Adventure — Speed, terror, the edge of control. You can get to each of these adrenaline rushes far faster by bike. You can control the level to which you search out adventure and you drive to push your body. Even though the bike is totally people powered, it's really a partnership between you, the rider, and the path you find. Not always (okay, rarely) is the people part really in control here!
Togetherness — Often, the key to a successful ride has nothing to do with the bike. Vacation riding, lazy weekend afternoon riding, nothing-but-time riding, social riding, taking-the-kids-to-school riding…it's not about the bike, it's about who you are with on the ride. Time flies because I get to spend time with some of my favorite people. The fact we are on a bike is a total bonus, but it's only the vehicle to get us together.
Dreaming — The bike allows my mind to wander and to dream. Sometimes this has disastrous consequences (see bike in ditch problems), but often it gives me the best time to think, assess, dream.
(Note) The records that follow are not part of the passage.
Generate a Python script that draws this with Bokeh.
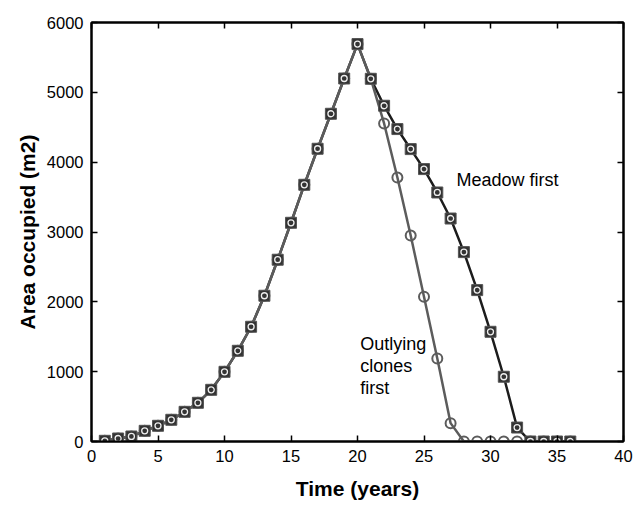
from bokeh.plotting import figure
from bokeh.models import LinearAxis, SingleIntervalTicker, ColumnDataSource, Label
from bokeh.embed import file_html
from bokeh.resources import INLINE

# ---- data ----
time_years = list(range(1, 37))
meadow_first = [10, 43, 72, 153, 225, 311, 425, 554, 740, 998, 1299, 1643, 2087, 2603,
                3132, 3676, 4192, 4693, 5198, 5691, 5194, 4808, 4474, 4187, 3901, 3566,
                3193, 2712, 2168, 1571, 927, 200, 0, 0, 0, 0]
outlying_first = [10, 43, 72, 153, 225, 311, 425, 554, 740, 998, 1299, 1643, 2087, 2603,
                  3132, 3676, 4192, 4693, 5198, 5691, 5194, 4554, 3781, 2950, 2072, 1189,
                  263, 0, 0, 0, 0, 0, 0, 0, 0, 0]
x_ticks_step = 5
y_ticks_step = 1000
label_meadow = "Meadow first"
label_outlying = ["Outlying", "clones", "first"]
label_meadow_pos = (27.45, 3750)
label_outlying_pos = (20.2, [1400, 1085, 770])

FONT = "Liberation Sans"

p = figure(width=635, height=505, x_range=(0, 40), y_range=(0, 6000),
           output_backend="svg", toolbar_location=None,
           min_border_left=91, min_border_right=12, min_border_top=22, min_border_bottom=64)
p.grid.visible = False
p.background_fill_color = "white"
p.border_fill_color = "white"
p.outline_line_color = "black"
p.outline_line_width = 2

p.xaxis.ticker = SingleIntervalTicker(interval=x_ticks_step, num_minor_ticks=0)
p.yaxis.ticker = SingleIntervalTicker(interval=y_ticks_step, num_minor_ticks=0)

for ax in (p.xaxis[0], p.yaxis[0]):
    ax.major_tick_in = 6
    ax.major_tick_out = 0
    ax.minor_tick_line_color = None
    ax.axis_line_width = 2
    ax.major_tick_line_width = 1.5
    ax.major_label_text_font = FONT
    ax.major_label_text_font_size = "16.5px"
    ax.major_label_text_color = "black"
    ax.axis_label_text_font = FONT
    ax.axis_label_text_font_size = "21px"
    ax.axis_label_text_font_style = "bold"
    ax.axis_label_text_color = "black"

p.xaxis.major_label_standoff = 8
p.yaxis.major_label_standoff = 8
p.xaxis.axis_label = "Time (years)"
p.yaxis.axis_label = "Area occupied (m2)"
p.xaxis.axis_label_standoff = 12
p.yaxis.axis_label_standoff = 5

top = LinearAxis(ticker=SingleIntervalTicker(interval=x_ticks_step, num_minor_ticks=0))
right = LinearAxis(ticker=SingleIntervalTicker(interval=y_ticks_step, num_minor_ticks=0))
for ax in (top, right):
    ax.major_tick_in = 6
    ax.major_tick_out = 0
    ax.minor_tick_line_color = None
    ax.axis_line_width = 2
    ax.major_tick_line_width = 1.5
    ax.major_label_text_font_size = "0px"
    ax.major_label_text_color = None
    ax.major_label_standoff = 0
p.add_layout(top, "above")
p.add_layout(right, "right")

src = ColumnDataSource(dict(t=time_years, meadow=meadow_first, outlying=outlying_first))

p.line("t", "meadow", source=src, line_color="#1c1c1c", line_width=2.5)
p.line("t", "outlying", source=src, line_color="#5c5c5c", line_width=2.5)
p.scatter("t", "outlying", source=src, marker="circle", size=10, fill_color=None,
          line_color="#5c5c5c", line_width=2)
p.scatter("t", "meadow", source=src, marker="square", size=11, fill_color="#333333",
          line_color="#555555", line_width=1)
p.scatter("t", "meadow", source=src, marker="circle", size=6, fill_color=None,
          line_color="#eeeeee", line_width=1.3)

p.add_layout(Label(x=label_meadow_pos[0], y=label_meadow_pos[1], text=label_meadow,
                   text_font=FONT, text_font_size="18px", text_color="black",
                   text_baseline="middle", text_align="left"))
for txt, yy in zip(label_outlying, label_outlying_pos[1]):
    p.add_layout(Label(x=label_outlying_pos[0], y=yy, text=txt,
                       text_font=FONT, text_font_size="18px", text_color="black",
                       text_baseline="middle", text_align="left"))

open("out.html", "w").write(file_html(p, INLINE))
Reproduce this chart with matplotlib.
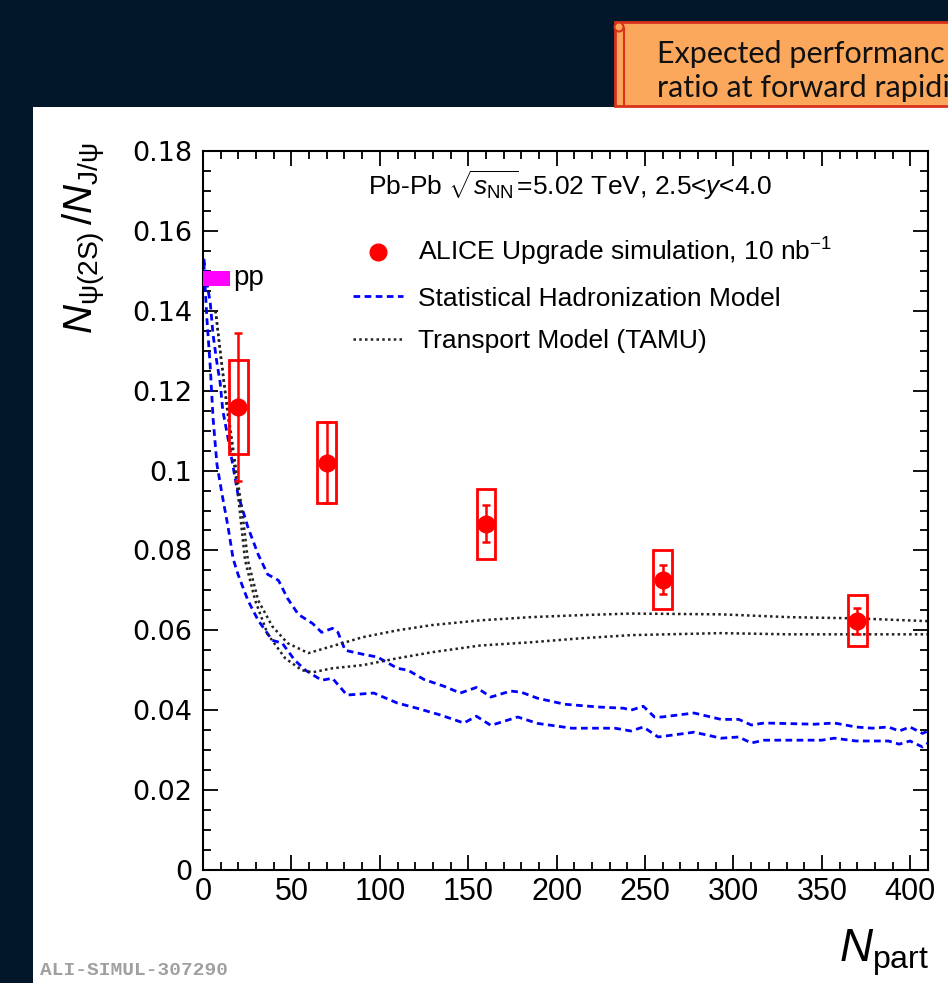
import numpy as np
import matplotlib
matplotlib.use("Agg")
import matplotlib.pyplot as plt
from matplotlib.patches import Rectangle, Ellipse
from matplotlib.lines import Line2D
from matplotlib.ticker import MultipleLocator, FuncFormatter

plt.rcParams['font.family'] = ['Liberation Sans', 'DejaVu Sans']
plt.rcParams['mathtext.fontset'] = 'custom'
plt.rcParams['mathtext.rm'] = 'Liberation Sans'
plt.rcParams['mathtext.it'] = 'Liberation Sans:italic'
plt.rcParams['mathtext.bf'] = 'Liberation Sans:bold'

# ALICE simulated points
npart = [20, 70, 160, 260, 370]
ratio = [0.116, 0.102, 0.0867, 0.0727, 0.0624]
stat_err = [0.0185, 0.0102, 0.0047, 0.0037, 0.0032]
syst_err = [0.0118, 0.0102, 0.0088, 0.0073, 0.0064]

# pp reference
pp_val = 0.1481
pp_err = 0.0019
pp_width = 15

# Statistical Hadronization Model band (upper / lower edge)
shm_hi_x = [0.5, 2.2, 4.1, 5.7, 7.7, 9.7, 11.2, 14.2, 17, 19.8, 25.4, 31.2, 36.6, 42.7, 47.8,
            53.9, 62, 67.1, 73.2, 76.3, 80.4, 90.5, 98.7, 109.9, 116, 125, 136.3, 145.5, 154.6,
            162.8, 174, 180, 189.2, 204.5, 223.8, 238, 242, 249, 255.3, 259.4, 277.7, 293, 303,
            310, 317.4, 345.9, 357, 369.3, 378.4, 387.6, 393.7, 399.8, 406.9, 410]
shm_hi_y = [0.153, 0.147, 0.142, 0.134, 0.1275, 0.122, 0.115, 0.108, 0.101, 0.094, 0.0858, 0.079,
            0.074, 0.0725, 0.068, 0.064, 0.0617, 0.0595, 0.0605, 0.0595, 0.055, 0.054, 0.0533,
            0.0505, 0.050, 0.0477, 0.046, 0.0443, 0.0457, 0.0433, 0.0448, 0.0445, 0.043, 0.0415,
            0.0408, 0.0405, 0.040, 0.041, 0.0383, 0.0383, 0.0393, 0.0377, 0.0377, 0.0363, 0.0368,
            0.0365, 0.0368, 0.0358, 0.0355, 0.0358, 0.0348, 0.0358, 0.0342, 0.0348]
shm_lo_x = [0.5, 2.2, 4.1, 5.7, 7.9, 10.8, 14.2, 17, 19.8, 25.4, 31.2, 39.2, 44.8, 51.9, 58,
            67.1, 73.2, 81.4, 96.6, 109.9, 121, 134.3, 147.5, 154.6, 162.8, 178, 189.2, 208.5,
            233, 242, 249, 257.4, 277.7, 293, 303, 310, 317.4, 350, 357, 369.3, 387.6, 393.7,
            399.8, 406.9, 410]
shm_lo_y = [0.152, 0.138, 0.126, 0.113, 0.1015, 0.094, 0.0858, 0.078, 0.074, 0.0675, 0.0625,
            0.0575, 0.0568, 0.0525, 0.050, 0.0475, 0.048, 0.0438, 0.0443, 0.0418, 0.0405, 0.0388,
            0.0368, 0.0385, 0.0362, 0.0383, 0.0367, 0.0355, 0.0355, 0.0348, 0.0358, 0.0333,
            0.0345, 0.033, 0.0333, 0.0318, 0.0325, 0.0325, 0.033, 0.0323, 0.0323, 0.0315, 0.0323,
            0.0308, 0.0318]

# Transport model (TAMU) band
tamu_hi_x = [7.1, 9.7, 12.5, 15.3, 18.3, 22.1, 25.4, 31.2, 39.2, 47.8, 59.6, 71.2, 90.5, 109.9,
             129.2, 156.7, 185.1, 213.6, 242, 293, 331.6, 369.3, 410]
tamu_hi_y = [0.140, 0.130, 0.120, 0.111, 0.1015, 0.090, 0.0775, 0.0675, 0.061, 0.0568, 0.0543,
             0.0558, 0.0583, 0.060, 0.0613, 0.0625, 0.0633, 0.0638, 0.0642, 0.064, 0.0633, 0.063,
             0.0623]
tamu_lo_x = [7.1, 10.2, 13.2, 16.3, 19.3, 23.8, 29.5, 36.6, 46.5, 56, 62, 73.2, 90.5, 109.9,
             129.2, 156.7, 185.1, 213.6, 242, 293, 331.6, 410]
tamu_lo_y = [0.140, 0.128, 0.117, 0.106, 0.096, 0.0775, 0.0675, 0.059, 0.053, 0.050, 0.0495,
             0.0505, 0.0513, 0.053, 0.0545, 0.0562, 0.057, 0.058, 0.0588, 0.0593, 0.059, 0.059]

W, H = 948, 983
fig = plt.figure(figsize=(W / 100, H / 100), dpi=100)
fig.patch.set_facecolor('#02172a')

# white slide panel (behind the axes)
fig.patches.append(Rectangle((33 / W, 0), 1 - 33 / W, 1 - 107 / H, transform=fig.transFigure,
                             facecolor='white', edgecolor='none', zorder=-5))

# orange callout (scroll), cropped by the slide edge
fig.patches.append(Rectangle((615 / W, 1 - 106 / H), 1, 84 / H, transform=fig.transFigure,
                             facecolor='#fba75c', edgecolor='#d8321a', lw=2, zorder=1))
fig.lines.append(Line2D([624 / W, 624 / W], [1 - 104 / H, 1 - 28 / H], transform=fig.transFigure,
                        color='#d8321a', lw=1.5, zorder=2))
fig.patches.append(Ellipse((619 / W, 1 - 27 / H), 9 / W, 9 / H, transform=fig.transFigure,
                           facecolor='#fba75c', edgecolor='#d8321a', lw=1.5, zorder=2))
fig.text(657 / W, 1 - 63 / H, 'Expected performanc', fontsize=22,
         family='Lato', color='#111111', va='baseline', zorder=3)
fig.text(657 / W, 1 - 97 / H, 'ratio at forward rapidi', fontsize=22,
         family='Lato', color='#111111', va='baseline', zorder=3)

ax = fig.add_axes([203 / W, 1 - 870 / H, (928 - 203) / W, (870 - 151) / H], zorder=2)
ax.set_facecolor('white')
ax.set_xlim(0, 410)
ax.set_ylim(0, 0.18)

# models
ax.plot(shm_hi_x, shm_hi_y, color='#0000ff', lw=2, ls=(0, (2.4, 1.6)))
ax.plot(shm_lo_x, shm_lo_y, color='#0000ff', lw=2, ls=(0, (2.4, 1.6)))
ax.plot(tamu_hi_x, tamu_hi_y, color='#222222', lw=1.8, ls=(0, (1, 1.3)))
ax.plot(tamu_lo_x, tamu_lo_y, color='#222222', lw=1.8, ls=(0, (1, 1.3)))

# pp reference box
ax.add_patch(Rectangle((0, pp_val - pp_err), pp_width, 2 * pp_err, facecolor='#ff00ff',
                       edgecolor='none', zorder=4))
ax.text(17, pp_val, 'pp', fontsize=20, va='center', ha='left')

# systematic boxes
for x, y, s in zip(npart, ratio, syst_err):
    ax.add_patch(Rectangle((x - 5.3, y - s), 10.6, 2 * s, facecolor='none',
                           edgecolor='#ff0000', lw=2, zorder=5))
ax.errorbar(npart, ratio, yerr=stat_err, fmt='none', ecolor='#ff0000', elinewidth=1.8,
            capsize=3, capthick=1.8, zorder=6)
ax.plot(npart, ratio, 'o', color='#ff0000', ms=12, zorder=7)

# axes style
ax.xaxis.set_major_locator(MultipleLocator(50))
ax.xaxis.set_minor_locator(MultipleLocator(10))
ax.yaxis.set_major_locator(MultipleLocator(0.02))
ax.yaxis.set_minor_locator(MultipleLocator(0.005))
ax.yaxis.set_major_formatter(FuncFormatter(lambda v, p: '%g' % round(v, 3)))
ax.tick_params(which='both', direction='in', top=True, right=True, width=1.3)
ax.tick_params(which='major', length=11, pad=6)
ax.tick_params(which='minor', length=6)
ax.tick_params(axis='x', which='major', labelsize=22, pad=5)
ax.tick_params(axis='y', which='major', labelsize=19.5, pad=8)
for lab in ax.get_yticklabels():
    lab.set_family('DejaVu Sans')
for sp in ax.spines.values():
    sp.set_linewidth(1.5)

# axis titles
fig.text(84 / W, 1 - 143 / H, r'$N_{\mathrm{\psi(2S)}}\,/N_{\mathrm{J/\psi}}$', fontsize=29,
         rotation=90, ha='center', va='top')
fig.text(929 / W, 1 - 962 / H, r'$N_{\mathrm{part}}$', fontsize=33, ha='right', va='baseline')
fig.text(40 / W, 1 - 975 / H, 'ALI-SIMUL-307290', fontsize=14, family='Liberation Mono',
         weight='bold', color='#a0a0a0', va='baseline')

# legend
ax.text((368 - 203) / 725, (870 - 185) / 719,
        r'Pb-Pb $\sqrt{s_{\mathrm{NN}}}$=5.02 TeV, 2.5<$y$<4.0', fontsize=19,
        va='center', ha='left', transform=ax.transAxes)
handles = [Line2D([], [], ls='none', marker='o', ms=12, color='#ff0000'),
           Line2D([], [], color='#0000ff', lw=2, ls=(0, (2.4, 1.6))),
           Line2D([], [], color='#222222', lw=1.8, ls=(0, (1, 1.3)))]
labels = [r'ALICE Upgrade simulation, 10 nb$^{-1}$', 'Statistical Hadronization Model',
          'Transport Model (TAMU)']
ax.legend(handles, labels, loc='upper left', bbox_to_anchor=((353 - 203) / 725, (870 - 236) / 719),
          frameon=False, fontsize=19, handlelength=1.9, handletextpad=0.55, labelspacing=0.7,
          borderpad=0, borderaxespad=0)

fig.savefig('out.png', dpi=100, facecolor=fig.get_facecolor())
Some of my best ideas have come to me in the saddle. And some of my best problem solving has been done on the seat of the bike. A good ride clears the air and mind, and allows space for new ideas, thinking, and perspective. Powerful!
So, as we enter this busy holiday season, I am taking a moment to reflect on what I have to be thankful for. The link between me, my bike and my emotional health are definitely in the mix. If you are like me and your visions of sugarplums include visions of better bike riding, this is a good time to take care of your bike, your riding vision, and your soul. From our family to yours, we wish you a very happy and healthy holiday season. Free your bike, and enjoy your journey, wherever it takes you!